Critics will argue this normalizes surveillance within families, however benevolent the intent. It also further entrenches Truecaller as a central repository of sensitive behavioral data—who calls whom, and when. The company's privacy policy and its ability to safeguard this interconnected web of data will come under even greater scrutiny. The feature's success depends on a fragile triad of trust: trust in Truecaller, trust in the Guardian, and trust that the spam-filtering AI won't make critical mistakes.

Business Model Implications: Security as a Premium Service

By placing Guardian behind a Premium paywall, Truecaller makes a clear statement: advanced, proactive family protection is a premium commodity. This follows the broader tech industry trend of monetizing safety and peace of mind. It raises ethical questions about a two-tiered system of digital security, where those who can pay receive better protection for their vulnerable loved ones.

However, this model also funds the continuous R&D required to stay ahead of scammers. The feature is a value-added engine for subscriber growth, potentially converting families into multi-account Premium plans. It's a strategic move to deepen user engagement and reduce churn, transforming Truecaller from a utility app into an indispensable family safety subscription.

The Ripple Effect: What Guardian Means for the Broader Ecosystem

Truecaller's move doesn't exist in a vacuum. It exerts pressure on multiple players in the telecom and tech space:

  • Mobile OS Giants (Apple/Google): Both have built rudimentary spam identification into their dialers. Truecaller's networked model challenges them to develop deeper, permission-based family safety features natively into iOS and Android, potentially leveraging their own ecosystem advantages (e.g., Family Sharing groups).
  • Telecom Carriers: Network-level blocking has always been possible but underutilized. Features like Guardian demonstrate consumer demand for aggressive, smart filtering, pushing carriers to offer similar value-added services to reduce customer support costs related to fraud.
  • Competitors (Hiya, RoboKiller): The "Care Circle" concept sets a new benchmark. Expect rivals to quickly develop their own versions of networked protection, leading to rapid innovation in this niche.
  • Regulators & Law Enforcement: This tech provides a clearer, data-rich map of spam attack vectors. Anonymized, aggregated data from features like Guardian could become a powerful tool for tracking and dismantling international fraud rings.

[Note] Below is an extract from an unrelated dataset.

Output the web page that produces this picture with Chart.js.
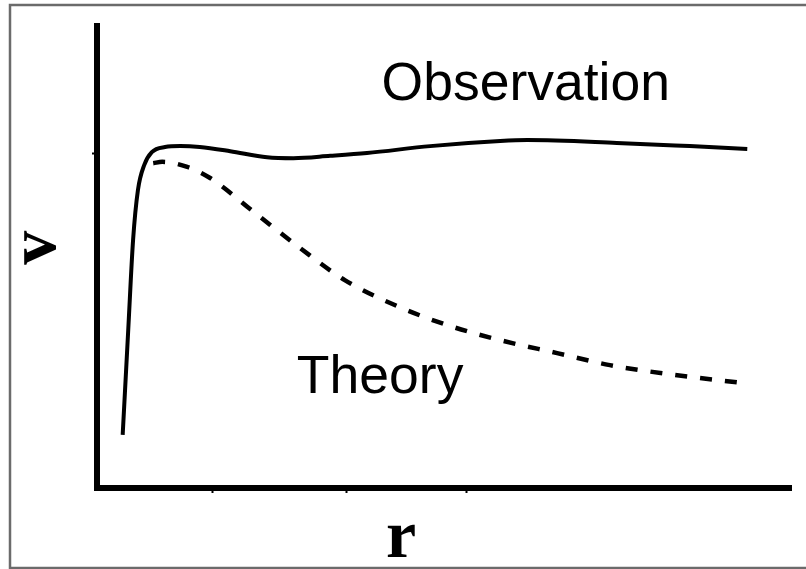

Looking Ahead: The Future of Collective Digital Defense

The "Guardian" feature is likely a precursor to a more integrated future of digital safety. We can envision ecosystems where security settings are managed collaboratively across devices—not just for calls, but for SMS phishing, malicious links, and even app permissions. The concept of a "digital power of attorney" for tech-vulnerable adults could become standardized.

However, the ultimate solution may lie in a fundamental overhaul of caller ID itself. The widespread adoption of STIR/SHAKEN protocols to combat number spoofing is a step in the right direction, but progress is slow. Until the telecom infrastructure itself is secure, apps like Truecaller will remain essential patchwork fixes. The Guardian feature represents one of the most sophisticated and socially-aware patches yet—a recognition that in the digital age, our safety is increasingly interdependent.

In conclusion, Truecaller's Guardian is more than a feature update. It's a signal. It acknowledges that the battle against phone scams cannot be won by individuals alone. By enabling a trusted network to act as a unified defense system, it offers a compelling, if complex, blueprint for the next generation of digital protection—where security is not just personal, but profoundly communal.